■ Given data ■
— start —

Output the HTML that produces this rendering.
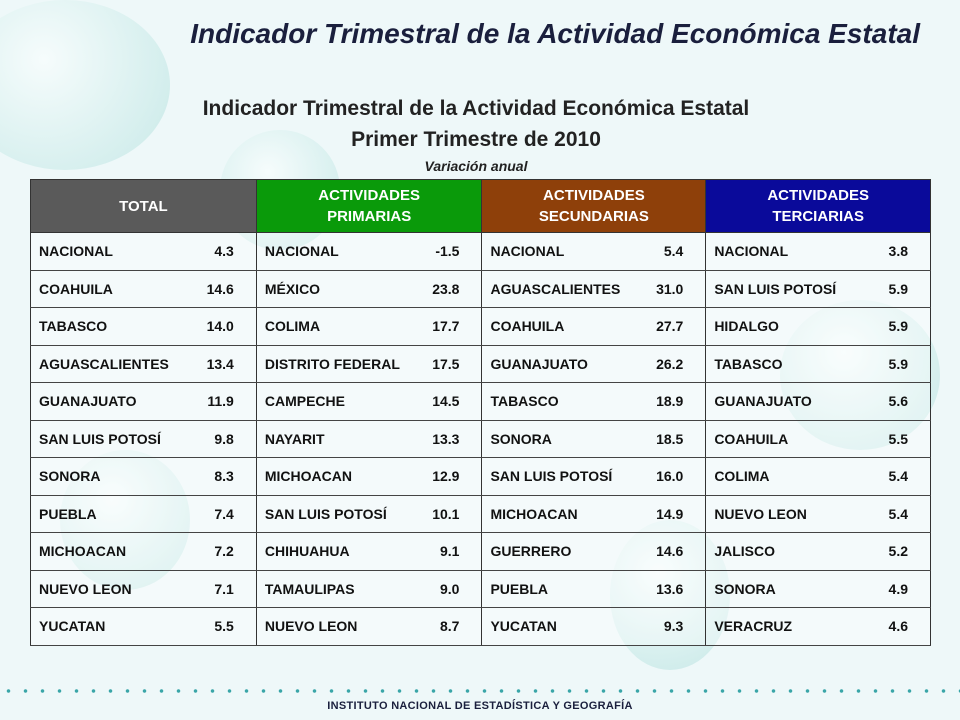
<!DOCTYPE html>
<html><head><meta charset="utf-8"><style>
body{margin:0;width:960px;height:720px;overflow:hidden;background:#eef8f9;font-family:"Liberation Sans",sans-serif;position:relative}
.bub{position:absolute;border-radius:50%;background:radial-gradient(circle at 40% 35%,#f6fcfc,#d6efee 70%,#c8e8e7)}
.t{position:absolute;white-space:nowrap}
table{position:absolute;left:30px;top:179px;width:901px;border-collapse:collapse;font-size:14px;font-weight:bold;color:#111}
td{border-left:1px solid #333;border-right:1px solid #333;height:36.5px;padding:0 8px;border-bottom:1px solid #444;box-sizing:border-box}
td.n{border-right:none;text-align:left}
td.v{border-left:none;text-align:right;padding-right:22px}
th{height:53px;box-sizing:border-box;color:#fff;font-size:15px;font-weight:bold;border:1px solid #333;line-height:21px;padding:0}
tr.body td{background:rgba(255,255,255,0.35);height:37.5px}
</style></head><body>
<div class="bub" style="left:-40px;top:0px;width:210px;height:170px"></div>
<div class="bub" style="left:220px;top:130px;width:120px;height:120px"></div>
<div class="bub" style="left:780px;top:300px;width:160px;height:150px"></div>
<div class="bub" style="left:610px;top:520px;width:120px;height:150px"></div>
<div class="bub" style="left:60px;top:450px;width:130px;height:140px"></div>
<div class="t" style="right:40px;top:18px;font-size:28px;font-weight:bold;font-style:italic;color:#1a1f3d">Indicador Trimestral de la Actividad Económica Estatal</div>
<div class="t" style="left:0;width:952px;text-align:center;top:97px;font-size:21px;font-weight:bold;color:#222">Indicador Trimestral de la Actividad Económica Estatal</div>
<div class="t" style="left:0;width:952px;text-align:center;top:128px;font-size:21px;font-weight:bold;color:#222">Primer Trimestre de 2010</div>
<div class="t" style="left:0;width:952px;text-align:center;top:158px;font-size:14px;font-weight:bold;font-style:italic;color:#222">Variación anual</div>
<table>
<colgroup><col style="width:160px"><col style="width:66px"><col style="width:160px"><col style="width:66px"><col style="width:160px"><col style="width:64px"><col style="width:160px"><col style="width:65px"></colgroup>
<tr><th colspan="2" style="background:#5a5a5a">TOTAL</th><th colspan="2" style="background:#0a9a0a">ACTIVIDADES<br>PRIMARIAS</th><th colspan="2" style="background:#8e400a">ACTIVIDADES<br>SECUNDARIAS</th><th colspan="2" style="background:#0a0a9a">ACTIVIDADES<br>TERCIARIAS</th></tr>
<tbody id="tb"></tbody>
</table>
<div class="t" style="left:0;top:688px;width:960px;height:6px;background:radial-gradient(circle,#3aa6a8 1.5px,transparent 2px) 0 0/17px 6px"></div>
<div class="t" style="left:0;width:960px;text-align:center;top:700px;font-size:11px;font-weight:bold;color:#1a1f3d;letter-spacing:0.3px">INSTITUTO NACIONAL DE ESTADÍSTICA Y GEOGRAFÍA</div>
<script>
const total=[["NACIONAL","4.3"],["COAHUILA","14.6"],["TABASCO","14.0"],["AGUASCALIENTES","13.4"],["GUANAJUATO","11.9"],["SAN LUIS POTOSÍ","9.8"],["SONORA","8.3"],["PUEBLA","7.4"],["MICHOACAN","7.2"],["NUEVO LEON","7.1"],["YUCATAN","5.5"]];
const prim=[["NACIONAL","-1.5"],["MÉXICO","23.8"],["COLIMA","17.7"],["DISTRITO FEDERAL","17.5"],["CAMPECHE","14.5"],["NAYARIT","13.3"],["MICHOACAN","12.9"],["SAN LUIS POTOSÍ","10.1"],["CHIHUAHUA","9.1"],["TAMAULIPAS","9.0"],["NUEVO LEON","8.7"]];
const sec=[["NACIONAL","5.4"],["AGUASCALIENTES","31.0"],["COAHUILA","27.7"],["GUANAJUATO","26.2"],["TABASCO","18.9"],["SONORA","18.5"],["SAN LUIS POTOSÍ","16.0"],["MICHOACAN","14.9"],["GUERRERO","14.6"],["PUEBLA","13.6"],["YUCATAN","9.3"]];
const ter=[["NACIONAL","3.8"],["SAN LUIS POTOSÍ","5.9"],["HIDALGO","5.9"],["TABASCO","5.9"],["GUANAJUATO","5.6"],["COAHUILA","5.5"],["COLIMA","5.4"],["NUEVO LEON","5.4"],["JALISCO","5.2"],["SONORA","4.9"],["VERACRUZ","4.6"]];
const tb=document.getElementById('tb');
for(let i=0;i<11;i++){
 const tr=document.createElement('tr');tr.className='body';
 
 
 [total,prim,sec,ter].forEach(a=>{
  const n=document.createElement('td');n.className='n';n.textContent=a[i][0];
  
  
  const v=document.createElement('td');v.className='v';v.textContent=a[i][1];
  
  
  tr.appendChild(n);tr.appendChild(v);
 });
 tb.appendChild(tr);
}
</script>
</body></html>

— end —
— start —

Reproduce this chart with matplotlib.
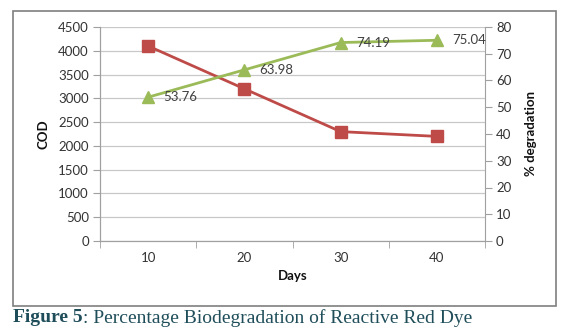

— end —

■ Exercise aim ■
Where a line holds the string "this", copy that line.

■ Reply to the exercise ■
Output the HTML that produces this rendering.
Reproduce this chart with matplotlib.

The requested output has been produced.